Stick insects have more going on the surface of their skinny bodies than meets the eye. Some species of these bugs can blend in with plants to avoid predators. How they evolved this camouflage is part of an evolutionary mystery: do specific physical traits evolve by chance or if they follow a predictable pattern? After combing through 30 years of data, a team of scientists may have found evidence of repeatable evolution in stick insects. The findings are described in a study published May 24 in the journal Science Advances.
An evolutionary do-over?
There are still numerous unanswered questions in evolution, particularly how it unfolds. Does evolution happen in an easily observed sequence or does it depend on chance events? Late evolutionary scientist Stephen Jay Gould described this phenomenon as “replaying the tape of life.” This metaphor in his 1989 nonfiction book Wonderful Life: The Burgess Shale and the Nature of History asks a deep question: If given the chance to evolve again, would life on Earth look like something similar to what we know now, or would it look incredibly different?
[Related: A new evolutionary theory could explain the mystery of shrinking animals.]
“If you frame it as an either/or question, it’s too simplistic,” study co-author and Utah State University evolutionary biologist Zachariah Gompert said in a statement. “The answer isn’t ‘completely random’ or ‘completely deterministic and predictable.’ And yet, examining short time scales, we can find predictable, repeatable evolutionary patterns.”
For the stick insects and evolutionary activity in general, whether a change occurs by chance or in a reputable sequence is much more nuanced. It often comes down to a precious resource–time.
Cryptic color changers
In the study, the team looked at a polymorphic stick insect species Timema cristinae. These wingless bugs are found throughout North America and have polymorphic body colors and patterns. Some of them are green, which helps them blend with the California lilac shrubs. Others have green stripes that disappear against similarly patterned chamise shrubs. Hiding among plants like these is one of T. christinae’s key defenses against hungry birds like scrub jays.
“Bird predation is a constant driver shaping the insects’ organismal traits, including coloration and striped vs. non-striped,” said Gompert.
They sifted through 30 years of data on the frequency of cryptic color-patterns in 10 wild T. cristinae populations in California. They found predictable fluctuations in stipe frequency in all of the insect populations, which represents a repeated evolutionary dynamic at work. According to Gompert, these fluctuations involve a phenomenon of negative frequency-dependent natural selection (NFDS). This is when cryptic color patterns like stripes are seen as more beneficial when they are a rarity rather than a common occurrence. For the stick insects, this is likely because the birds could develop a better way to search for more abundant prey if they know their patterns.

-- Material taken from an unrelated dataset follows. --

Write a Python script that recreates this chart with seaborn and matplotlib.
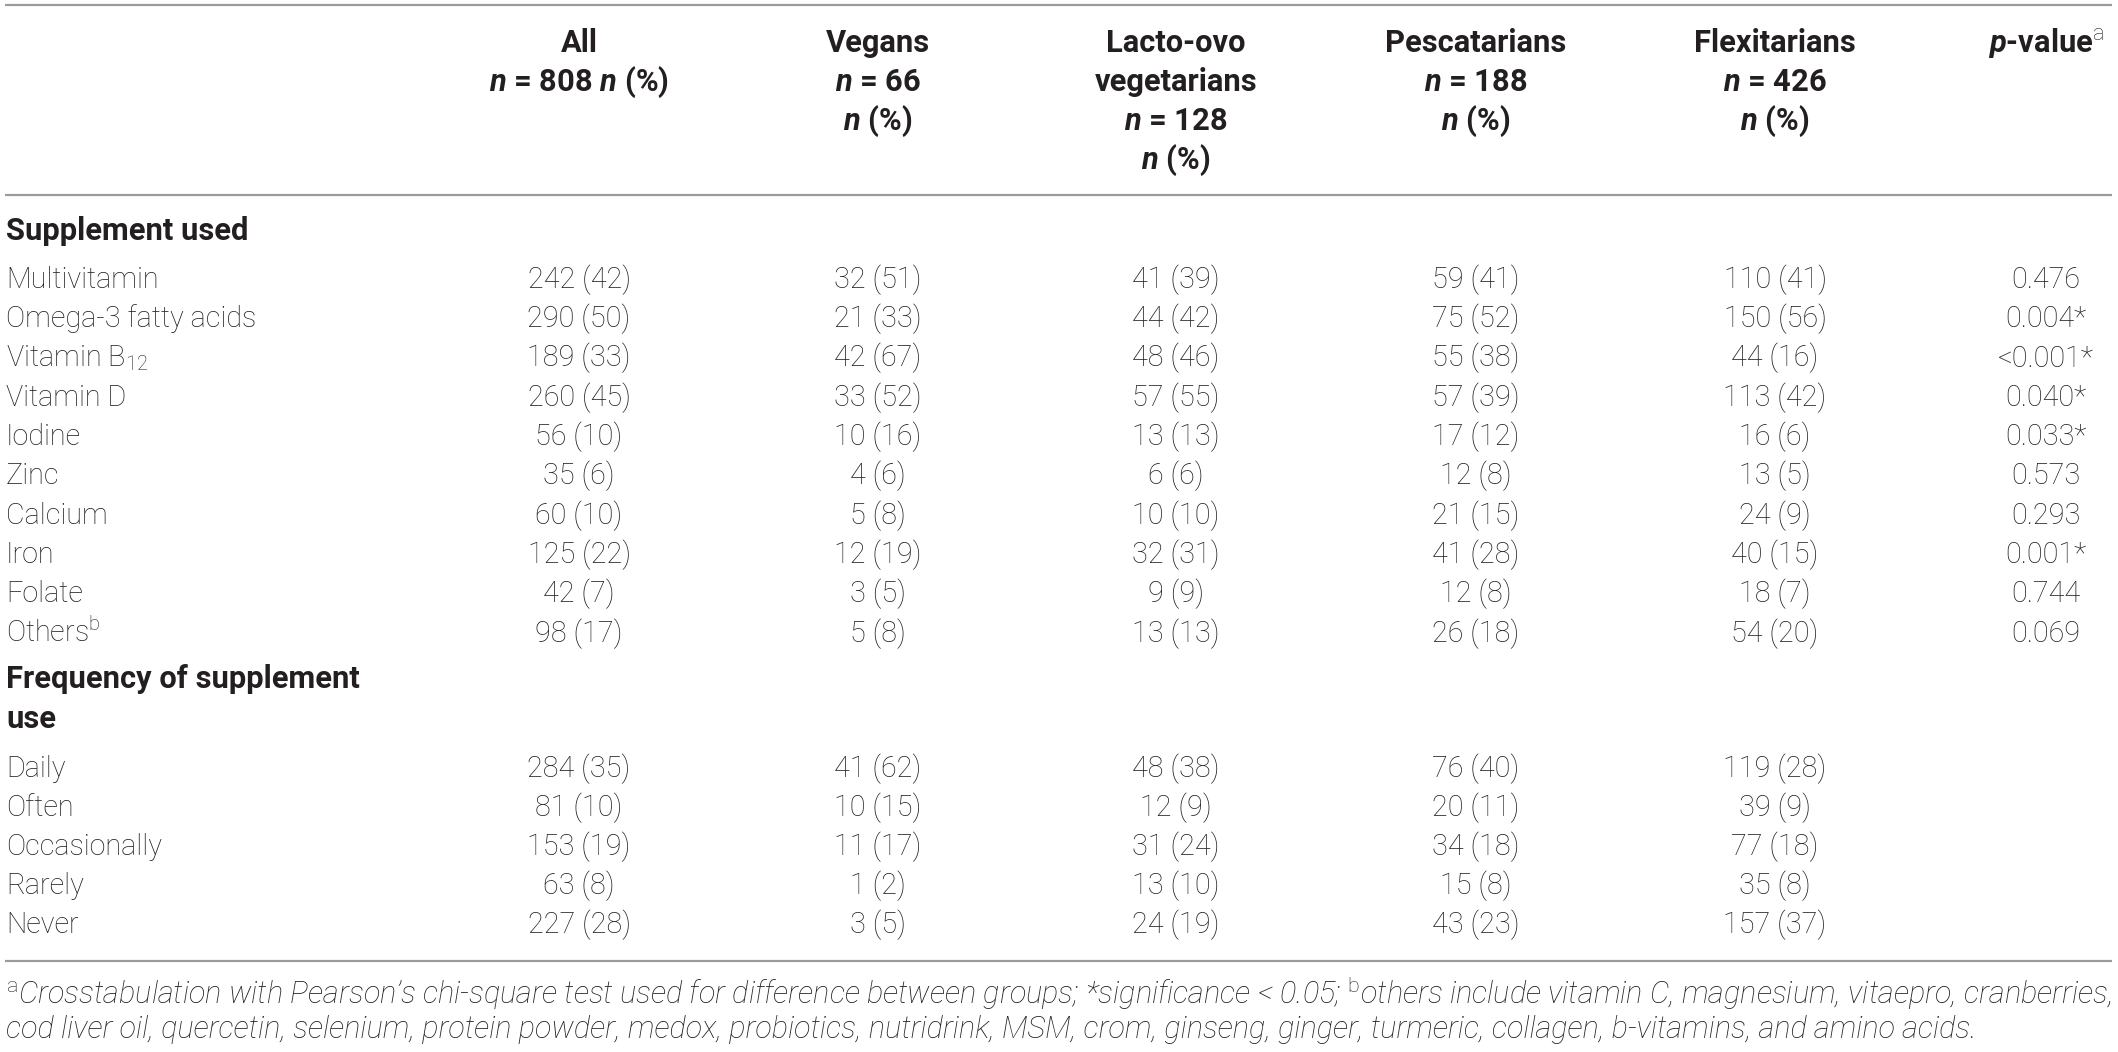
import matplotlib
matplotlib.use("Agg")
import matplotlib.pyplot as plt
import seaborn as sns

# table content
col_headers = [
    ["All", r"$\mathbfit{n}$ = 808 $\mathbfit{n}$ (%)"],
    ["Vegans", r"$\mathbfit{n}$ = 66", r"$\mathbfit{n}$ (%)"],
    ["Lacto-ovo", "vegetarians", r"$\mathbfit{n}$ = 128", r"$\mathbfit{n}$ (%)"],
    ["Pescatarians", r"$\mathbfit{n}$ = 188", r"$\mathbfit{n}$ (%)"],
    ["Flexitarians", r"$\mathbfit{n}$ = 426", r"$\mathbfit{n}$ (%)"],
    [r"$\mathbfit{p}$-value$^{\mathrm{a}}$"],
]

supp_labels = ["Multivitamin", "Omega-3 fatty acids", r"Vitamin B$_{\mathrm{12}}$", "Vitamin D",
               "Iodine", "Zinc", "Calcium", "Iron", "Folate", r"Others$^{\mathrm{b}}$"]
supp_all_n = [242, 290, 189, 260, 56, 35, 60, 125, 42, 98]
supp_all_pct = [42, 50, 33, 45, 10, 6, 10, 22, 7, 17]
supp_vegan_n = [32, 21, 42, 33, 10, 4, 5, 12, 3, 5]
supp_vegan_pct = [51, 33, 67, 52, 16, 6, 8, 19, 5, 8]
supp_lacto_n = [41, 44, 48, 57, 13, 6, 10, 32, 9, 13]
supp_lacto_pct = [39, 42, 46, 55, 13, 6, 10, 31, 9, 13]
supp_pesc_n = [59, 75, 55, 57, 17, 12, 21, 41, 12, 26]
supp_pesc_pct = [41, 52, 38, 39, 12, 8, 15, 28, 8, 18]
supp_flex_n = [110, 150, 44, 113, 16, 13, 24, 40, 18, 54]
supp_flex_pct = [41, 56, 16, 42, 6, 5, 9, 15, 7, 20]
p_values = ["0.476", "0.004*", "<0.001*", "0.040*", "0.033*", "0.573", "0.293", "0.001*", "0.744", "0.069"]

freq_labels = ["Daily", "Often", "Occasionally", "Rarely", "Never"]
freq_all_n = [284, 81, 153, 63, 227]
freq_all_pct = [35, 10, 19, 8, 28]
freq_vegan_n = [41, 10, 11, 1, 3]
freq_vegan_pct = [62, 15, 17, 2, 5]
freq_lacto_n = [48, 12, 31, 13, 24]
freq_lacto_pct = [38, 9, 24, 10, 19]
freq_pesc_n = [76, 20, 34, 15, 43]
freq_pesc_pct = [40, 11, 18, 8, 23]
freq_flex_n = [119, 39, 77, 35, 157]
freq_flex_pct = [28, 9, 18, 8, 37]

footnote_1 = (r"$^{\mathrm{a}}$Crosstabulation with Pearson’s chi-square test used for difference between groups; "
              r"*significance < 0.05; $^{\mathrm{b}}$others include vitamin C, magnesium, vitaepro, cranberries,")
footnote_2 = ("cod liver oil, quercetin, selenium, protein powder, medox, probiotics, nutridrink, MSM, crom, "
              "ginseng, ginger, turmeric, collagen, b-vitamins, and amino acids.")

sns.set_theme(style="white")
FONT = "Roboto"
plt.rcParams["font.family"] = [FONT, "DejaVu Sans"]
plt.rcParams["mathtext.fontset"] = "custom"
plt.rcParams["mathtext.rm"] = FONT + ":light"
plt.rcParams["mathtext.it"] = FONT + ":italic:light"
plt.rcParams["mathtext.bf"] = FONT + ":bold"
plt.rcParams["mathtext.bfit"] = FONT + ":italic:bold"

W, H = 2118, 1052
fig = plt.figure(figsize=(W / 100, H / 100), dpi=100)
ax = fig.add_axes([0, 0, 1, 1])
ax.set_xlim(0, W)
ax.set_ylim(H, 0)
ax.axis("off")

ink = "#231f20"
col_x = [579, 878, 1176, 1476, 1775, 2046]
left_x = 6


def fit_size(s, target_px, **kw):
    # font size (pt) that makes string s target_px wide
    t = ax.text(0, 0, s, fontsize=20, **kw)
    fig.canvas.draw()
    w = t.get_window_extent().width
    t.remove()
    return 20 * target_px / w


body_kw = dict(fontweight="light", color=ink)
head_kw = dict(fontweight="bold", color=ink)
body_fs = fit_size("Omega-3 fatty acids", 250, **body_kw)
head_fs = fit_size("Supplement used", 242, **head_kw)

# rules
ax.hlines([5, 195, 961], 5, 2112, color="#9b9b9b", lw=1.6)

# column headers
for x, lines in zip(col_x, col_headers):
    for j, line in enumerate(lines):
        ax.text(x, 52 + 39 * j, line, ha="center", va="baseline", fontsize=head_fs, **head_kw)


def draw_block(y0, labels, groups, pvals=None, step=39.3):
    for i, lab in enumerate(labels):
        y = y0 + step * i
        ax.text(left_x, y, lab, ha="left", va="baseline", fontsize=body_fs, **body_kw)
        for x, (ns, ps) in zip(col_x, groups):
            ax.text(x, y, f"{ns[i]} ({ps[i]})", ha="center", va="baseline",
                    fontsize=body_fs, **body_kw)
        if pvals is not None:
            ax.text(col_x[-1], y, pvals[i], ha="center", va="baseline",
                    fontsize=body_fs, **body_kw)


# section 1
ax.text(left_x, 240, "Supplement used", ha="left", va="baseline", fontsize=head_fs, **head_kw)
draw_block(288, supp_labels,
           [(supp_all_n, supp_all_pct), (supp_vegan_n, supp_vegan_pct),
            (supp_lacto_n, supp_lacto_pct), (supp_pesc_n, supp_pesc_pct),
            (supp_flex_n, supp_flex_pct)],
           p_values)

# section 2
ax.text(left_x, 688, "Frequency of supplement", ha="left", va="baseline", fontsize=head_fs, **head_kw)
ax.text(left_x, 728, "use", ha="left", va="baseline", fontsize=head_fs, **head_kw)
draw_block(777, freq_labels,
           [(freq_all_n, freq_all_pct), (freq_vegan_n, freq_vegan_pct),
            (freq_lacto_n, freq_lacto_pct), (freq_pesc_n, freq_pesc_pct),
            (freq_flex_n, freq_flex_pct)],
           step=39.1)

# footnotes, sized so the first line spans the table width
foot_kw = dict(style="italic", fontweight="light", color=ink)
foot_fs = fit_size(footnote_1, 2104, **foot_kw)
ax.text(left_x, 1004, footnote_1, ha="left", va="baseline", fontsize=foot_fs, **foot_kw)
ax.text(left_x, 1038, footnote_2, ha="left", va="baseline", fontsize=foot_fs, **foot_kw)

fig.savefig("out.png", dpi=100)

“At short time scales, evolution involving existing variations can be quite predictable,” said Gompert. “You can count on certain drivers always being there, such as birds feeding on the insects.”
[Related: When insects got wings, evolution really took off.]
During a longer time scale, these evolutionary dynamics are less predictable. The insect populations may experience a chance event–something like a drought or flood–that disrupts the status quo and the more predictable outcomes. At longer time scales, a new mutation in the species could then randomly introduce a rare trait.
“That’s about as close to truly random as you can get. Rare things are easily lost by chance, so there’s a strong probability a new mutation could disappear before it gains a stronghold,” said Gompert.
By comparison, a different species of Timema stick insect that also eats chamise plants either never had these stripe mutations or or quickly lost them. This means that the evolution of stripes on the insect’s body is not a repeatable outcome of evolution at this long of a time scale.
‘You can’t rush time’
Replicated long-term studies of natural populations are rare, including Charles Darwin’s famous work with finches. It’s difficult because this work is restricted to one or a few animal populations, making it a challenge to draw inferences or conclusions on the repeatability of a certain trait.
“Such studies are challenging to implement not only because they take concerted effort, but also because you can’t rush time,” said Gompert.